I bring you the Global Cat-alogue, a place where you can read about felines from all around the world, their habits, food preferences, and occasionally their humans. These posts will continuously be updated, and I welcome input from readers who might be able to contribute a cat profile.

First up is Katzakhstan, which coincides with my time in Uzbekistan and Kazakhstan. Let’s meet some feline representatives from this part of the world, and see what life is like for them.

Katka the Koshka 

Katka resides on a small, fence-enclosed grassy patch behind a kiosk at the corner of a cross road in a Tashkent suburb. Inside the kiosk, her human, a butcher, works to earn his living and pay for the upkeep of Katka, hacking away at meat to meet the exigencies of his regular customers. He doesn’t resemble the stereotypical butcher; relatively short and slim, with an amicable face. No one would suspect that his bloody kiosk also doubles up as a money exchange bureau.

Meanwhile, Katka sleeps, curled up in a ball in the long green grass, in the shade of a cherry blossom tree. Having acquired a butcher, she can be picky when it comes to food, her favourite is kidney and she won’t eat anything else. Her rich, high cholesterol diet does little to aid physical activity; most of her daylight hours are whiled away in slumber.




This pair are experiencing a transition stage, no longer kittens, yet still not quite fully grown cats. Their mother lives with them and is less scared of the dogs chained up in the garden, though they the siblings are rapidly gaining independence. These cats live a good life, residing primarily in a kitchen and sitting room, which constitutes a building in itself, separate from the rest of the house.


Their human, Lyudmila Ten, is Uzbek-Korean; her family were deported from east Russia in 1937 as part of Stalin’s ethnic cleansing process and initially forced to make a new home for themselves in rural, desertic Kazakhstan.
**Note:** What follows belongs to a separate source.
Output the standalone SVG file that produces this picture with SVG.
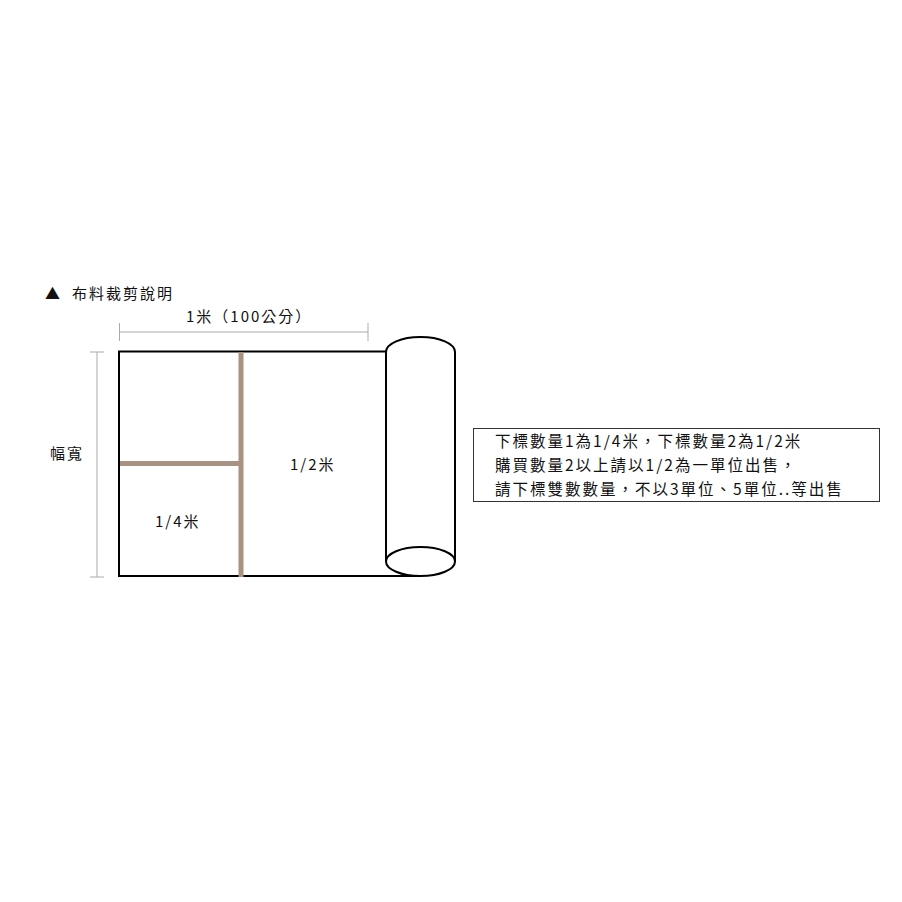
<svg xmlns="http://www.w3.org/2000/svg" width="902" height="902" viewBox="0 0 902 902">
<style>
.t{font-family:"Noto Sans CJK TC","Liberation Sans",sans-serif;fill:#111;letter-spacing:2px;}
.dim{stroke:#aaa;stroke-width:1;fill:none;}
.blk{stroke:#000;stroke-width:2;fill:none;}
.cut{stroke:#a89282;stroke-width:5;fill:none;}
</style>
<rect width="902" height="902" fill="#fff"/>
<text class="t" x="45" y="299" font-size="15">▲</text>
<text class="t" x="72" y="299" font-size="15">布料裁剪說明</text>
<g id="dims">
<path class="dim" d="M119.5 332H368M119.5 323V341M368 323V341"/>
<path class="dim" d="M97 352V577M90 352H104M90 577H104"/>
</g>
<text class="t" x="186" y="322" font-size="15">1米（100公分）</text>
<text class="t" x="50" y="459" font-size="15">幅寬</text>
<g id="fabric">
<path class="blk" d="M386 351.5H119V576H420"/>
<path class="blk" d="M386 561.5V352A34.5 15 0 0 1 455 352V561.5"/>
<ellipse class="blk" cx="420.5" cy="561.5" rx="34.5" ry="14.5" fill="#fff"/>
</g>
<g id="cuts">
<path class="cut" d="M241 352V577"/>
<path class="cut" d="M120 463.5H239"/>
</g>
<text class="t" x="290" y="470" font-size="15">1/2米</text>
<text class="t" x="155" y="527" font-size="15">1/4米</text>
<g id="note">
<rect x="473.5" y="428.5" width="406" height="73" fill="#fff" stroke="#333" stroke-width="1"/>
<text class="t" x="495" y="447" font-size="15.5">下標數量1為1/4米，下標數量2為1/2米</text>
<text class="t" x="495" y="471" font-size="15.5">購買數量2以上請以1/2為一單位出售，</text>
<text class="t" x="495" y="495" font-size="15.5">請下標雙數數量，不以3單位、5單位..等出售</text>
</g>
</svg>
Lyudmila relocated to a village near Tashkent in Uzbekistan, which she prefers given the more fertile land and better opportunities. She still speaks the local Korean dialect. The siblings don’t, but they manage to communicate with Lyudmila in other ways, keeping her company, dining with her and eating the remains of the Uzbek national dish, plov.




Squatters of the Abandoned Masjidi

Bukhara’s old town constitutes an intricate system of narrow, dusty alleyways which pose a challenge to ordinary orientation; every so often you turn a corner and are met with the sight of an imposing, awe-inspiring madrasah, embellished muqarnas shimmer in the bountiful light that graces this part of the earth. What was once an important cultural centre for Islamic theology during the Medieval period and a major stop on the Silk Road now lies somewhat forgotten, gathering dust while those with a burning sense of wanderlust seek out undiscovered places elsewhere to no avail.

The feline species was as much at home here as it probably was during the golden age of Ancient Egypt, a friend to man for its ability to deter vermin. Now the feline kind patrol the ruins, perusing the space between their seemingly arbitrary territorial borders and expanding their network, a mutually beneficial objective for both man and cat.


One local craftsman has taken it upon himself to provide nourishments to the many friendless cats which recognise his home as a part of his territory and take shelter in the abandoned courtyard of the Xoja Porso Masijidi.